There it was, in black and white: a few weeks ago, fleetingly, Tesla was the most valuable car maker in the world, based on its stock price. In these tumultuous times, investors have been backing it like never before, pushing it beyond Toyota and the Volkswagen Group (it had long since eclipsed Ford, General Motors et al).
It’s a remarkable tale that I can validate only through talking with my 12-year-old. Where I see sales figures over 17 years that have only recently topped one million, full-year financial results that have never seen a profit, an endless (but admittedly reducing) stream of quality complaints and aftersales issues, plus a borderline relationship with common sense as far as Autopilot is concerned, he sees the future. Emboldened by Top Trumps, he and his mates are genuinely more excited if I bring home a Model 3 than a Ferrari 488 Pista, such is Tesla’s playground cachet.
And there’s the rub. So-called experts have spent recent days trying to justify Tesla’s dizzying valuation, citing everything from it having more advanced battery technology than its rivals (hard to believe) through to it now producing a credible, decent-selling four-car line-up globally (hardly impressive against the opposition). But my suspicion, in the absence of any genuinely hard facts, is that the stockbrokers have caught playground fever.
And that’s not a criticism. There’s no rational reason why ‘legacy’ marques can’t make EVs just as capable as Tesla’s (or better, if you want to argue the toss over the likes of the Jaguar I-Pace and Porsche Taycan). But while the perils of listing on the stock market are all too obvious (just ask Aston Martin), the latest evidence suggests that, by moving first and fast, Tesla has seized the initiative for a generation or more. There isn’t a car maker on Earth that wouldn’t like a sprinkle of its stardust right now.
Where will it end? The straight-talking ex-BMW, Chrysler, Ford and GM boss Bob Lutz recently labelled it “psychosis”, suggesting that the constant ramping of hype just keeps pushing the price higher, generating more hype and so on.

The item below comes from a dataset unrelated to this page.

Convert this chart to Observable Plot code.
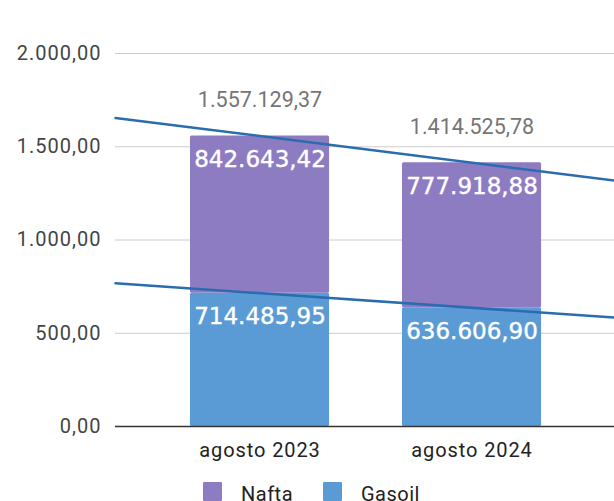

To heavily summarise Lutz’s views, bubbles always burst.
However, just 18 months ago, Lutz claimed Tesla was “heading for the graveyard”. I wouldn’t have bet against him then. But now? I’m not prone to committing the thoughts of stockbrokers or children to print, but even if that market valuation is grounded in turning fiction into reality, and even if reality ends up biting hard, you have to acknowledge that Tesla is probably both too big to fail yet small and well-funded enough to adapt to a rapidly changing landscape better than most.